§ Source data
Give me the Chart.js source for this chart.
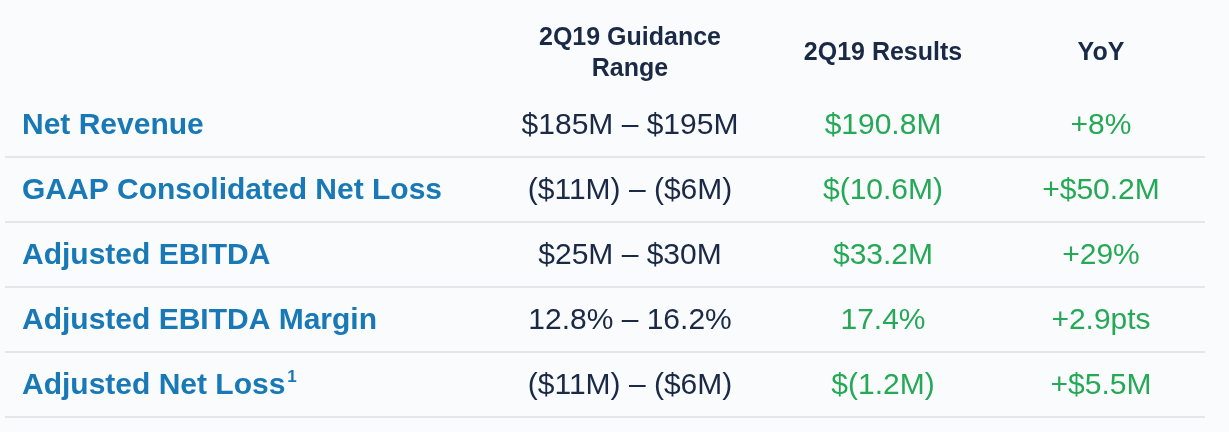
<!DOCTYPE html>
<html lang="en">
<head>
<meta charset="UTF-8">
<title>2Q19 Guidance vs Results</title>
<script src="https://cdn.jsdelivr.net/npm/chart.js"></script>
<style>
  html, body { margin: 0; padding: 0; background: #fafbfc; }
  #wrap { position: relative; width: 1229px; height: 432px; }
</style>
</head>
<body>
<div id="wrap"><canvas id="tableChart"></canvas></div>
<script>
// table content
const metrics = ['Net Revenue', 'GAAP Consolidated Net Loss', 'Adjusted EBITDA', 'Adjusted EBITDA Margin', 'Adjusted Net Loss'];
const footnotes = ['', '', '', '', '1'];
const guidanceRange = ['$185M – $195M', '($11M) – ($6M)', '$25M – $30M', '12.8% – 16.2%', '($11M) – ($6M)'];
const results = ['$190.8M', '$(10.6M)', '$33.2M', '17.4%', '$(1.2M)'];
const yoy = ['+8%', '+$50.2M', '+29%', '+2.9pts', '+$5.5M'];
const columnHeaders = [['2Q19 Guidance', 'Range'], ['2Q19 Results'], ['YoY']];

// look
const FONT = '"Liberation Sans", Arial, sans-serif';
const BLUE = '#1879b6', NAVY = '#1a2946', GREEN = '#26a957', RULE = '#e4e7ea';
const colAnchor = { metric: 22, guidance: 630, results: 883, yoy: 1101 };
const rowKeys = ['header', ...metrics];

const columns = [
  { key: 'metric', texts: metrics, color: BLUE, weight: 'bold', align: 'left' },
  { key: 'guidance', header: columnHeaders[0], texts: guidanceRange, color: NAVY, weight: 'normal', align: 'center' },
  { key: 'results', header: columnHeaders[1], texts: results, color: GREEN, weight: 'normal', align: 'center' },
  { key: 'yoy', header: columnHeaders[2], texts: yoy, color: GREEN, weight: 'normal', align: 'center' }
];

const datasets = columns.map(c => ({
  label: c.key,
  data: metrics.map(m => ({ x: colAnchor[c.key], y: m })),
  cellText: c.texts,
  cellColor: c.color,
  cellWeight: c.weight,
  cellAlign: c.align,
  header: c.header,
  pointRadius: 0
}));

// draws the cell texts at the points the scales placed
const cellText = {
  id: 'cellText',
  afterDatasetsDraw(chart) {
    const ctx = chart.ctx;
    const ys = chart.scales.y;
    ctx.save();
    ctx.textBaseline = 'middle';
    chart.data.datasets.forEach((ds, i) => {
      const meta = chart.getDatasetMeta(i);
      ctx.fillStyle = ds.cellColor;
      ctx.textAlign = ds.cellAlign;
      ctx.font = ds.cellWeight + ' 30px ' + FONT;
      meta.data.forEach((pt, j) => {
        const txt = ds.cellText[j];
        ctx.fillText(txt, pt.x, pt.y + 1);
        if (ds.label === 'metric' && footnotes[j]) {
          const w = ctx.measureText(txt).width;
          ctx.font = 'bold 17px ' + FONT;
          ctx.textAlign = 'left';
          ctx.fillText(footnotes[j], pt.x + w + 2, pt.y - 7);
          ctx.font = ds.cellWeight + ' 30px ' + FONT;
        }
      });
      if (ds.header) {
        const x = meta.data[0].x;
        const yc = ys.getPixelForValue(0) - 6;
        ctx.fillStyle = NAVY;
        ctx.textAlign = 'center';
        ctx.font = 'bold 25px ' + FONT;
        const n = ds.header.length;
        ds.header.forEach((line, k) => {
          ctx.fillText(line, x, yc + (k - (n - 1) / 2) * 31);
        });
      }
    });
    ctx.restore();
  }
};

new Chart(document.getElementById('tableChart'), {
  type: 'scatter',
  data: { datasets },
  options: {
    responsive: true,
    maintainAspectRatio: false,
    animation: false,
    layout: { padding: { left: 5, right: 24, top: 27, bottom: 15 } },
    plugins: { legend: { display: false }, tooltip: { enabled: false } },
    events: [],
    scales: {
      x: { type: 'linear', min: 5, max: 1205, display: false },
      y: {
        type: 'category',
        labels: rowKeys,
        offset: true,
        border: { display: false },
        ticks: { display: false },
        grid: {
          offset: true,
          drawTicks: false,
          lineWidth: 2,
          color: c => (c.index === undefined || c.index >= 2) ? RULE : 'transparent'
        }
      }
    }
  },
  plugins: [cellText]
});
</script>
</body>
</html>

§ Aim of the exercise
Give the data again exactly as written, with all pictures left out.

§ Reply to the task
Give me the Chart.js source for this chart.
<!DOCTYPE html>
<html lang="en">
<head>
<meta charset="UTF-8">
<title>2Q19 Guidance vs Results</title>
<script src="https://cdn.jsdelivr.net/npm/chart.js"></script>
<style>
  html, body { margin: 0; padding: 0; background: #fafbfc; }
  #wrap { position: relative; width: 1229px; height: 432px; }
</style>
</head>
<body>
<div id="wrap"><canvas id="tableChart"></canvas></div>
<script>
// table content
const metrics = ['Net Revenue', 'GAAP Consolidated Net Loss', 'Adjusted EBITDA', 'Adjusted EBITDA Margin', 'Adjusted Net Loss'];
const footnotes = ['', '', '', '', '1'];
const guidanceRange = ['$185M – $195M', '($11M) – ($6M)', '$25M – $30M', '12.8% – 16.2%', '($11M) – ($6M)'];
const results = ['$190.8M', '$(10.6M)', '$33.2M', '17.4%', '$(1.2M)'];
const yoy = ['+8%', '+$50.2M', '+29%', '+2.9pts', '+$5.5M'];
const columnHeaders = [['2Q19 Guidance', 'Range'], ['2Q19 Results'], ['YoY']];

// look
const FONT = '"Liberation Sans", Arial, sans-serif';
const BLUE = '#1879b6', NAVY = '#1a2946', GREEN = '#26a957', RULE = '#e4e7ea';
const colAnchor = { metric: 22, guidance: 630, results: 883, yoy: 1101 };
const rowKeys = ['header', ...metrics];

const columns = [
  { key: 'metric', texts: metrics, color: BLUE, weight: 'bold', align: 'left' },
  { key: 'guidance', header: columnHeaders[0], texts: guidanceRange, color: NAVY, weight: 'normal', align: 'center' },
  { key: 'results', header: columnHeaders[1], texts: results, color: GREEN, weight: 'normal', align: 'center' },
  { key: 'yoy', header: columnHeaders[2], texts: yoy, color: GREEN, weight: 'normal', align: 'center' }
];

const datasets = columns.map(c => ({
  label: c.key,
  data: metrics.map(m => ({ x: colAnchor[c.key], y: m })),
  cellText: c.texts,
  cellColor: c.color,
  cellWeight: c.weight,
  cellAlign: c.align,
  header: c.header,
  pointRadius: 0
}));

// draws the cell texts at the points the scales placed
const cellText = {
  id: 'cellText',
  afterDatasetsDraw(chart) {
    const ctx = chart.ctx;
    const ys = chart.scales.y;
    ctx.save();
    ctx.textBaseline = 'middle';
    chart.data.datasets.forEach((ds, i) => {
      const meta = chart.getDatasetMeta(i);
      ctx.fillStyle = ds.cellColor;
      ctx.textAlign = ds.cellAlign;
      ctx.font = ds.cellWeight + ' 30px ' + FONT;
      meta.data.forEach((pt, j) => {
        const txt = ds.cellText[j];
        ctx.fillText(txt, pt.x, pt.y + 1);
        if (ds.label === 'metric' && footnotes[j]) {
          const w = ctx.measureText(txt).width;
          ctx.font = 'bold 17px ' + FONT;
          ctx.textAlign = 'left';
          ctx.fillText(footnotes[j], pt.x + w + 2, pt.y - 7);
          ctx.font = ds.cellWeight + ' 30px ' + FONT;
        }
      });
      if (ds.header) {
        const x = meta.data[0].x;
        const yc = ys.getPixelForValue(0) - 6;
        ctx.fillStyle = NAVY;
        ctx.textAlign = 'center';
        ctx.font = 'bold 25px ' + FONT;
        const n = ds.header.length;
        ds.header.forEach((line, k) => {
          ctx.fillText(line, x, yc + (k - (n - 1) / 2) * 31);
        });
      }
    });
    ctx.restore();
  }
};

new Chart(document.getElementById('tableChart'), {
  type: 'scatter',
  data: { datasets },
  options: {
    responsive: true,
    maintainAspectRatio: false,
    animation: false,
    layout: { padding: { left: 5, right: 24, top: 27, bottom: 15 } },
    plugins: { legend: { display: false }, tooltip: { enabled: false } },
    events: [],
    scales: {
      x: { type: 'linear', min: 5, max: 1205, display: false },
      y: {
        type: 'category',
        labels: rowKeys,
        offset: true,
        border: { display: false },
        ticks: { display: false },
        grid: {
          offset: true,
          drawTicks: false,
          lineWidth: 2,
          color: c => (c.index === undefined || c.index >= 2) ? RULE : 'transparent'
        }
      }
    }
  },
  plugins: [cellText]
});
</script>
</body>
</html>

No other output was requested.